◆ **SET PROBLEM**: Reproduce the entries word for word, and omit any picture you find in them.

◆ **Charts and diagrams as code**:
────────────────────────────────────────
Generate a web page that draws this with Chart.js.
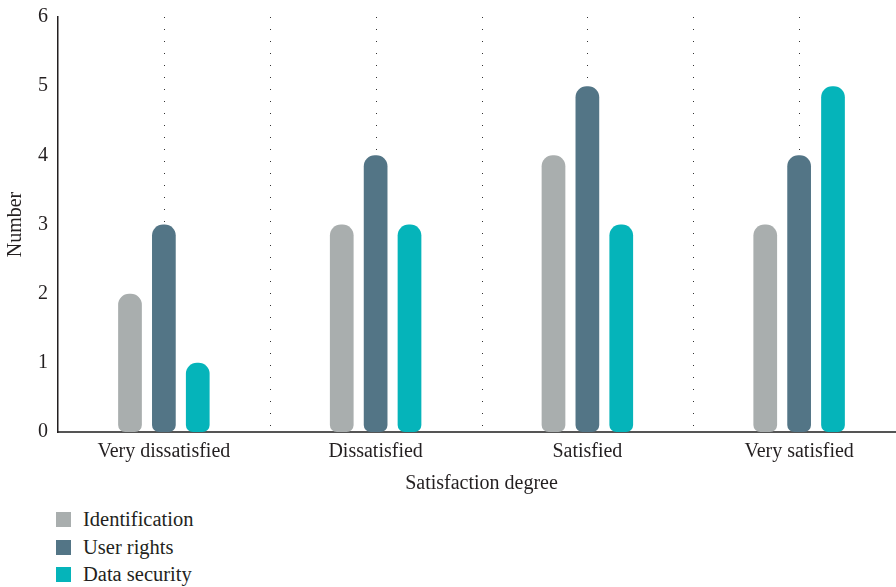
<!DOCTYPE html>
<html><head><meta charset="utf-8">
<script src="https://cdn.jsdelivr.net/npm/chart.js@4"></script>
<style>
html,body{margin:0;padding:0;background:#fff;overflow:hidden;width:896px;height:587px;}
#wrap{position:absolute;left:0;top:-5px;width:905px;height:501px;}
#legend{position:absolute;left:56px;top:506px;font-family:"Liberation Serif","DejaVu Serif",serif;font-size:20.5px;color:#231f20;}
.li{height:27.5px;display:flex;align-items:center;}
.sw{width:15px;height:15px;margin-right:12px;}
</style></head><body>
<div id="wrap"><canvas id="c" width="905" height="501"></canvas></div>
<div id="legend"></div>
<script>
const categories = ["Very dissatisfied","Dissatisfied","Satisfied","Very satisfied"];
const seriesNames = ["Identification","User rights","Data security"];
const identification = [2,3,4,3];
const userRights = [3,4,5,4];
const dataSecurity = [1,3,3,5];
const colors = ["#A9AEAE","#537586","#05B4BA"];
const yTicks = [0,1,2,3,4,5,6];

const values = [identification,userRights,dataSecurity];
const FONT = "'Liberation Serif','DejaVu Serif',serif";

const dotted = {
  id:'dotted',
  beforeDatasetsDraw(chart){
    const x = chart.scales.x, a = chart.chartArea, ctx = chart.ctx;
    ctx.save();
    ctx.fillStyle = '#333';
    const n = categories.length;
    const pos = [];
    for(let i=0;i<n;i++){
      pos.push(x.getPixelForValue(i));
      if(i>0) pos.push((x.getPixelForValue(i-1)+x.getPixelForValue(i))/2);
    }
    pos.forEach(px=>{
      for(let y=a.top; y<a.bottom-4; y+=12){
        ctx.fillRect(Math.round(px), Math.round(y), 1, 1);
      }
    });
    ctx.restore();
  }
};

new Chart(document.getElementById('c'),{
  type:'bar',
  data:{
    labels:categories,
    datasets:seriesNames.map((n,i)=>({
      label:n,
      data:values[i],
      backgroundColor:colors[i],
      borderWidth:0,
      borderSkipped:false,
      borderRadius:{topLeft:11,topRight:11,bottomLeft:7,bottomRight:7},
      categoryPercentage:0.48,
      barPercentage:0.7
    }))
  },
  options:{
    responsive:false,
    animation:false,
    layout:{padding:{top:4,left:4,right:0,bottom:0}},
    plugins:{legend:{display:false},tooltip:{enabled:false}},
    scales:{
      x:{
        grid:{display:false,drawTicks:false},
        border:{display:true,color:'#555',width:2},
        ticks:{font:{family:FONT,size:20},color:'#231f20',padding:8},
        title:{display:true,text:'Satisfaction degree',font:{family:FONT,size:20},color:'#231f20',padding:{top:0,bottom:0}}
      },
      y:{
        min:0,max:6,
        afterBuildTicks(s){ s.ticks = yTicks.map(v=>({value:v})); },
        grid:{display:false,drawTicks:false},
        border:{display:true,color:'#231f20',width:1.5},
        ticks:{font:{family:FONT,size:20},color:'#231f20',padding:10},
        title:{display:true,text:'Number',font:{family:FONT,size:20},color:'#231f20',padding:{top:0,bottom:0}}
      }
    }
  },
  plugins:[dotted]
});

const lg = document.getElementById('legend');
seriesNames.forEach((n,i)=>{
  const d=document.createElement('div');d.className='li';
  d.innerHTML='<div class="sw" style="background:'+colors[i]+'"></div><span>'+n+'</span>';
  lg.appendChild(d);
});
</script>
</body></html>
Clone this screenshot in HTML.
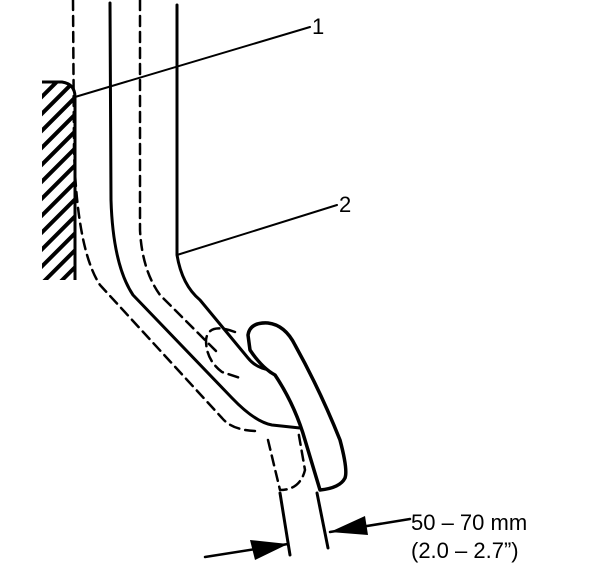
<!DOCTYPE html>
<html><head><style>html,body{margin:0;padding:0;background:#fff}svg{display:block}</style></head>
<body>
<svg width="608" height="576" viewBox="0 0 608 576" xmlns="http://www.w3.org/2000/svg">
<defs>
<pattern id="h" width="12" height="12" patternUnits="userSpaceOnUse" patternTransform="rotate(-45)">
<rect width="12" height="4" fill="#000"/>
</pattern>
</defs>
<!-- wall -->
<path d="M42,82 L62,82 Q75,84 75,97 L75,280 L42,280 Z" fill="url(#h)"/>
<path d="M42,82 L62,82 Q75,84 75,97 L75,280" fill="none" stroke="#000" stroke-width="3"/>
<g fill="none" stroke="#000" stroke-linecap="round" stroke-linejoin="round">
<!-- dashed arm -->
<g stroke-width="2.5" stroke-dasharray="10,6">
<path d="M73,0 L74,150 Q77,250 100,285 L222,418 Q232,430 255,431"/>
<path d="M140,0 L140,230 Q142,270 160,295 L220,355"/>
<path d="M235,332 Q208,322 206,340 Q206,360 222,372 L240,378"/>
<path d="M268,440 L280,490 Q300,490 305,470 L298,430"/>
</g>
<!-- solid arm -->
<path d="M110,3 L111,200 Q113,265 133,295 L232,398 Q255,422 272,425 L300,428" stroke-width="3"/>
<path d="M177,5 L177,255 Q182,285 200,300 L248,358 Q256,368 270,370" stroke-width="3"/>
<!-- pad -->
<path d="M248,335 Q250,322 268,323 Q285,325 295,345 Q320,390 340,440 Q348,470 345,478 Q340,488 320,490 Q314,470 305,440 Q295,405 275,375 Q262,368 250,350 Z" stroke-width="3.5" fill="#fff"/>
<!-- lower arm -->
<path d="M280,493 L290,555" stroke-width="3"/>
<path d="M317,493 L328,548" stroke-width="3"/>
<!-- leaders -->
<path d="M75,97 L310,27" stroke-width="2"/>
<path d="M177,255 L337,205" stroke-width="2"/>
<!-- dimension arrows -->
<path d="M205,557 L288,544" stroke-width="2.5"/>
<path d="M410,519 L330,532" stroke-width="2.5"/>
</g>
<polygon points="288,544 250,540 255,560" fill="#000"/>
<polygon points="330,532 365,516 368,535" fill="#000"/>
<g font-family="Liberation Sans, sans-serif" font-size="22" fill="#000">
<text x="312" y="34">1</text>
<text x="339" y="212">2</text>
<text x="411" y="530">50 – 70 mm</text>
<text x="411" y="558">(2.0 – 2.7”)</text>
</g>
</svg>
</body></html>
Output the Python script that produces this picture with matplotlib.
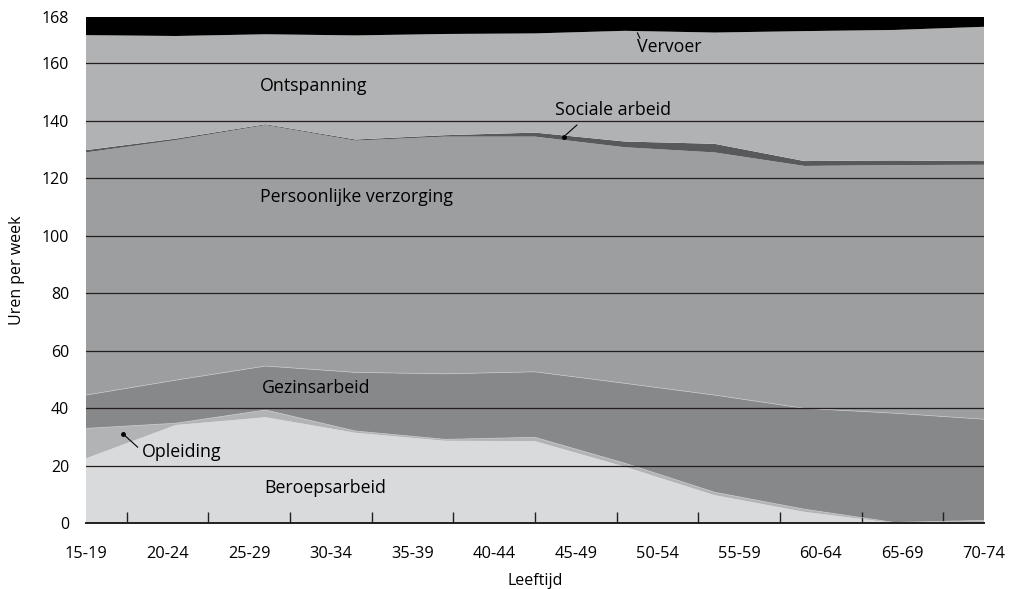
────────────────────────────────────────
◆ **EXERCISE OUTPUT**:
Generate a web page that draws this with Chart.js.
<!DOCTYPE html>
<html><head><meta charset="utf-8">
<script src="https://cdn.jsdelivr.net/npm/chart.js@4"></script>
<style>
html,body{margin:0;padding:0;background:#fff;overflow:hidden;width:896px;height:587px;}
#wrap{position:absolute;left:0;top:-5px;width:905px;height:501px;}
#legend{position:absolute;left:56px;top:506px;font-family:"Liberation Serif","DejaVu Serif",serif;font-size:20.5px;color:#231f20;}
.li{height:27.5px;display:flex;align-items:center;}
.sw{width:15px;height:15px;margin-right:12px;}
</style></head><body>
<div id="wrap"><canvas id="c" width="905" height="501"></canvas></div>
<div id="legend"></div>
<script>
const categories = ["Very dissatisfied","Dissatisfied","Satisfied","Very satisfied"];
const seriesNames = ["Identification","User rights","Data security"];
const identification = [2,3,4,3];
const userRights = [3,4,5,4];
const dataSecurity = [1,3,3,5];
const colors = ["#A9AEAE","#537586","#05B4BA"];
const yTicks = [0,1,2,3,4,5,6];

const values = [identification,userRights,dataSecurity];
const FONT = "'Liberation Serif','DejaVu Serif',serif";

const dotted = {
  id:'dotted',
  beforeDatasetsDraw(chart){
    const x = chart.scales.x, a = chart.chartArea, ctx = chart.ctx;
    ctx.save();
    ctx.fillStyle = '#333';
    const n = categories.length;
    const pos = [];
    for(let i=0;i<n;i++){
      pos.push(x.getPixelForValue(i));
      if(i>0) pos.push((x.getPixelForValue(i-1)+x.getPixelForValue(i))/2);
    }
    pos.forEach(px=>{
      for(let y=a.top; y<a.bottom-4; y+=12){
        ctx.fillRect(Math.round(px), Math.round(y), 1, 1);
      }
    });
    ctx.restore();
  }
};

new Chart(document.getElementById('c'),{
  type:'bar',
  data:{
    labels:categories,
    datasets:seriesNames.map((n,i)=>({
      label:n,
      data:values[i],
      backgroundColor:colors[i],
      borderWidth:0,
      borderSkipped:false,
      borderRadius:{topLeft:11,topRight:11,bottomLeft:7,bottomRight:7},
      categoryPercentage:0.48,
      barPercentage:0.7
    }))
  },
  options:{
    responsive:false,
    animation:false,
    layout:{padding:{top:4,left:4,right:0,bottom:0}},
    plugins:{legend:{display:false},tooltip:{enabled:false}},
    scales:{
      x:{
        grid:{display:false,drawTicks:false},
        border:{display:true,color:'#555',width:2},
        ticks:{font:{family:FONT,size:20},color:'#231f20',padding:8},
        title:{display:true,text:'Satisfaction degree',font:{family:FONT,size:20},color:'#231f20',padding:{top:0,bottom:0}}
      },
      y:{
        min:0,max:6,
        afterBuildTicks(s){ s.ticks = yTicks.map(v=>({value:v})); },
        grid:{display:false,drawTicks:false},
        border:{display:true,color:'#231f20',width:1.5},
        ticks:{font:{family:FONT,size:20},color:'#231f20',padding:10},
        title:{display:true,text:'Number',font:{family:FONT,size:20},color:'#231f20',padding:{top:0,bottom:0}}
      }
    }
  },
  plugins:[dotted]
});

const lg = document.getElementById('legend');
seriesNames.forEach((n,i)=>{
  const d=document.createElement('div');d.className='li';
  d.innerHTML='<div class="sw" style="background:'+colors[i]+'"></div><span>'+n+'</span>';
  lg.appendChild(d);
});
</script>
</body></html>
Clone this screenshot in HTML.
<!DOCTYPE html>
<html><head><style>html,body{margin:0;padding:0;background:#fff}svg{display:block}</style></head>
<body>
<svg width="608" height="576" viewBox="0 0 608 576" xmlns="http://www.w3.org/2000/svg">
<defs>
<pattern id="h" width="12" height="12" patternUnits="userSpaceOnUse" patternTransform="rotate(-45)">
<rect width="12" height="4" fill="#000"/>
</pattern>
</defs>
<!-- wall -->
<path d="M42,82 L62,82 Q75,84 75,97 L75,280 L42,280 Z" fill="url(#h)"/>
<path d="M42,82 L62,82 Q75,84 75,97 L75,280" fill="none" stroke="#000" stroke-width="3"/>
<g fill="none" stroke="#000" stroke-linecap="round" stroke-linejoin="round">
<!-- dashed arm -->
<g stroke-width="2.5" stroke-dasharray="10,6">
<path d="M73,0 L74,150 Q77,250 100,285 L222,418 Q232,430 255,431"/>
<path d="M140,0 L140,230 Q142,270 160,295 L220,355"/>
<path d="M235,332 Q208,322 206,340 Q206,360 222,372 L240,378"/>
<path d="M268,440 L280,490 Q300,490 305,470 L298,430"/>
</g>
<!-- solid arm -->
<path d="M110,3 L111,200 Q113,265 133,295 L232,398 Q255,422 272,425 L300,428" stroke-width="3"/>
<path d="M177,5 L177,255 Q182,285 200,300 L248,358 Q256,368 270,370" stroke-width="3"/>
<!-- pad -->
<path d="M248,335 Q250,322 268,323 Q285,325 295,345 Q320,390 340,440 Q348,470 345,478 Q340,488 320,490 Q314,470 305,440 Q295,405 275,375 Q262,368 250,350 Z" stroke-width="3.5" fill="#fff"/>
<!-- lower arm -->
<path d="M280,493 L290,555" stroke-width="3"/>
<path d="M317,493 L328,548" stroke-width="3"/>
<!-- leaders -->
<path d="M75,97 L310,27" stroke-width="2"/>
<path d="M177,255 L337,205" stroke-width="2"/>
<!-- dimension arrows -->
<path d="M205,557 L288,544" stroke-width="2.5"/>
<path d="M410,519 L330,532" stroke-width="2.5"/>
</g>
<polygon points="288,544 250,540 255,560" fill="#000"/>
<polygon points="330,532 365,516 368,535" fill="#000"/>
<g font-family="Liberation Sans, sans-serif" font-size="22" fill="#000">
<text x="312" y="34">1</text>
<text x="339" y="212">2</text>
<text x="411" y="530">50 – 70 mm</text>
<text x="411" y="558">(2.0 – 2.7”)</text>
</g>
</svg>
</body></html>
Output the Python script that produces this picture with matplotlib.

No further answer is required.